Govt aware of FTAs and dumping hurting Indian rubber and steel sectors: Minister
By TIOL News Service
NEW DELHI, AUG 28, 2015: "OUR Government is fully aware and concerned about the problems being faced by the rubber and steel industry due to the Free Trade Agreements and dumping by various countries. We acknowledge that our domestic steel and rubber industries are indeed suffering from cheap imports and these Free Trade Agreements (FTAs)", highlighted Mr Narendra Singh Tomar, Union Minister for Steel and Mines, while addressing the CII Rub Tech, flagship event on rubber industry organised by Confederation of Indian Industry (CII) and HASETRI, in the national capital, here yesterday.

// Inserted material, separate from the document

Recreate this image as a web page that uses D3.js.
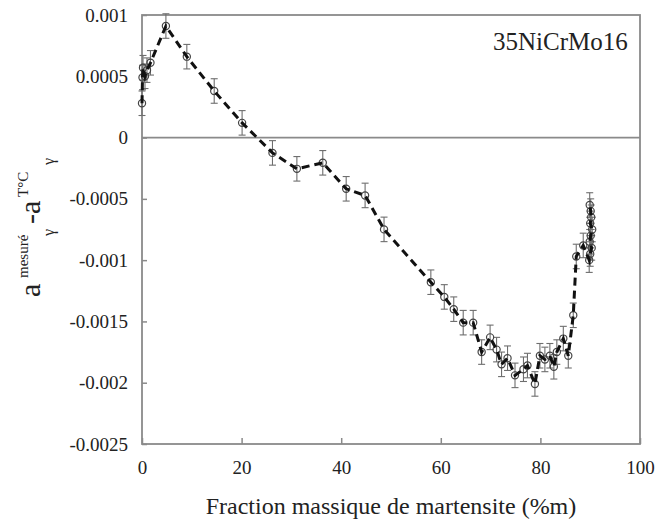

"We are closely monitoring the situation and are in consultation with the Ministries of Finance and Commerce and the Prime Minister to decide and reconsider on these FTAs and further increase in anti dumping duties very soon to safeguard the suffering rubber and steel industry domestically", he added.
It may be added here that, between FY'09' and FY'11', India signed three major trade agreements with Association of South-East Asian Nations (ASEAN), Korea and Japan, respectively.
On the need for imposing a safeguard duty on steel, the Minister highlighted that "We are investigating the same and the proper judicial process will be followed for imposing such a duty only after appropriate analysis and examination".
"Further, though we are in the list of top five largest producers of rubber, but the potential is immense, considering its mass requirement due to urbanisation and focus on infrastructure projects, and it being one of the very vital ingredients used all across the manufacturing sectors. The government and private entities in India need to build new competitive advantage by significantly investing in research and development activities. The level of overall R&D spending in India, as a share of the country GDP, needs to grow from below 1 percent and come closer to that of 3.4 percent in Japan, 2.9 percent in the US and 1.8 percent in China", added the Minister.
"Inverted duty structure has been a bane for rubber sector in India and has stifled the growth of this vital sector of manufacturing. Though the duty is 25 % on natural rubber and 10 % on finished goods, but due to the FTAs, the final impact is just 6 %. Our Agreements with Asian countries have led to ballooning of trade deficit with these countries in non-tyre rubber products", lamented Dr Raghupati Singhania , Chairman, CIIRubtec 2015 & CMD, JK Tyre & Industries.